- Born: Edward Annan 22 February 1945 (age 81) Kumasi, Ashanti Region
- Other names: Eddie Annan, Eddy Annan
- Education: Mfantsipim School University of Bremen
- Occupation: Entrepreneur
- Known for: Passion Air
- Political party: National Democratic Congress

= Edward Annan =

Ghanaian entrepreneur and politician (born 1945)

Edward Annan also as Eddie Annan (born 22 February 1945) is a Ghanaian entrepreneur, politician, and art collector. He is the co-owner and co-founder of the Ghanaian domestic airline Passion Air. He is a member of the National Democratic Congress. He is a former board chairman of the Korle-Bu Teaching Hospital.

== Early life and education ==
Edward Annan was born on 22 February 1945 to William Edward Annan and Beatrice Patricia Davis in Kumasi, Ashanti Region. He had his secondary school education at Mfantsipim School. He obtained a master's degree in mechanical engineering from the University of Bremen in Germany.

== Career ==
Annan returned to Ghana and established Masai Developers Limited, a development company in 1977. He subsequently added Masai Computers Limited which was being operated on IBM Dealership and Masai motors Limited, SEAT Car Dealership to his group of companies. In March 2012, he was appointed as the board chairman Korle-Bu Teaching Hospital by President John Evans Atta Mills. He later resigned in 2014 after agitations between him and the CEO of the hospital.

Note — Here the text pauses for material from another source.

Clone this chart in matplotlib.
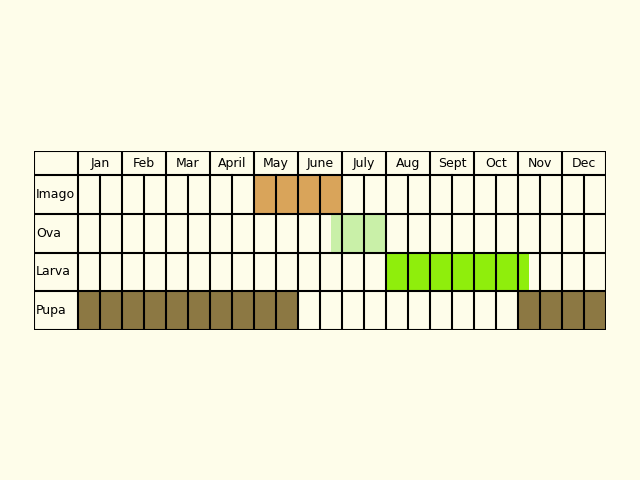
import matplotlib.pyplot as plt
from matplotlib.patches import Rectangle

months = ["Jan", "Feb", "Mar", "April", "May", "June", "July", "Aug", "Sept", "Oct", "Nov", "Dec"]
stages = ["Imago", "Ova", "Larva", "Pupa"]
# periods in half-month units (start, end)
periods = {
    "Imago": [(8, 12)],
    "Ova": [(11.5, 14)],
    "Larva": [(14, 20.5)],
    "Pupa": [(0, 10), (20, 24)],
}
colors = {"Imago": "#d9a45a", "Ova": "#c9f0a8", "Larva": "#8fee0c", "Pupa": "#8c7843"}

bg = "#fefdea"
fig = plt.figure(figsize=(6.4, 4.8), dpi=100, facecolor=bg)
ax = fig.add_axes([34 / 640, (480 - 330) / 480, 572 / 640, 179 / 480])
ax.set_xlim(-2, 24)
head = 24
rowh = 38.5
ax.set_ylim(head + rowh * 4, 0)
ax.axis("off")

# fills
for r, st in enumerate(stages):
    y0 = head + r * rowh
    for a, b in periods[st]:
        ax.add_patch(Rectangle((a, y0), b - a, rowh, facecolor=colors[st], edgecolor="none", zorder=1))

# grid lines
lw = 1.5
for r in range(5):
    y = head + r * rowh
    ax.plot([-2, 24], [y, y], color="black", lw=lw, zorder=2)
ax.plot([-2, 24], [0, 0], color="black", lw=lw, zorder=2)
for i in range(-2, 25):
    if i == -1:
        continue
    if i in (-2, 0, 24) or i % 2 == 0:
        ax.plot([i, i], [0, head + 4 * rowh], color="black", lw=lw, zorder=2)
    else:
        ax.plot([i, i], [head, head + 4 * rowh], color="black", lw=lw, zorder=2)

for m, name in enumerate(months):
    ax.text(2 * m + 1, head / 2, name, ha="center", va="center", fontsize=9)
for r, st in enumerate(stages):
    ax.text(-1.9, head + r * rowh + rowh / 2, st, ha="left", va="center", fontsize=9)

fig.savefig("out.png", dpi=100, facecolor=bg)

At the age of 73, in partnership with DAC Aviation of Kenya, he co-founded a Ghanaian domestic airline Passion Air in 2017. The airlines started operations in 2018.

== Politics ==

=== National Democratic Congress ===
Annan is a member of the National Democratic Congress (NDC) and is considered a financier of the party.

=== Presidential bid ===
Ahead of the 2008 elections, Annan declared his intention and stood for the NDC's presidential elections in 2006, he stood against then former Vice President John Evans Atta Mills, former minister Ekwow Spio-Garbrah and former minister Alhaji Mahama Iddrisu. On 21 December 2006, he lost the elections to the previous flag bearer for the 2000 and 2004 elections, John Evans Atta Mills. Mills won with a majority of 81.4% (1,362 votes) with Ekwow Spio-Garbrah coming in second with 8.7% (146 votes), Alhaji Mahama Iddrisu was third with 8.2% (137 votes), and whilst he was fourth with 1.7% (28 votes).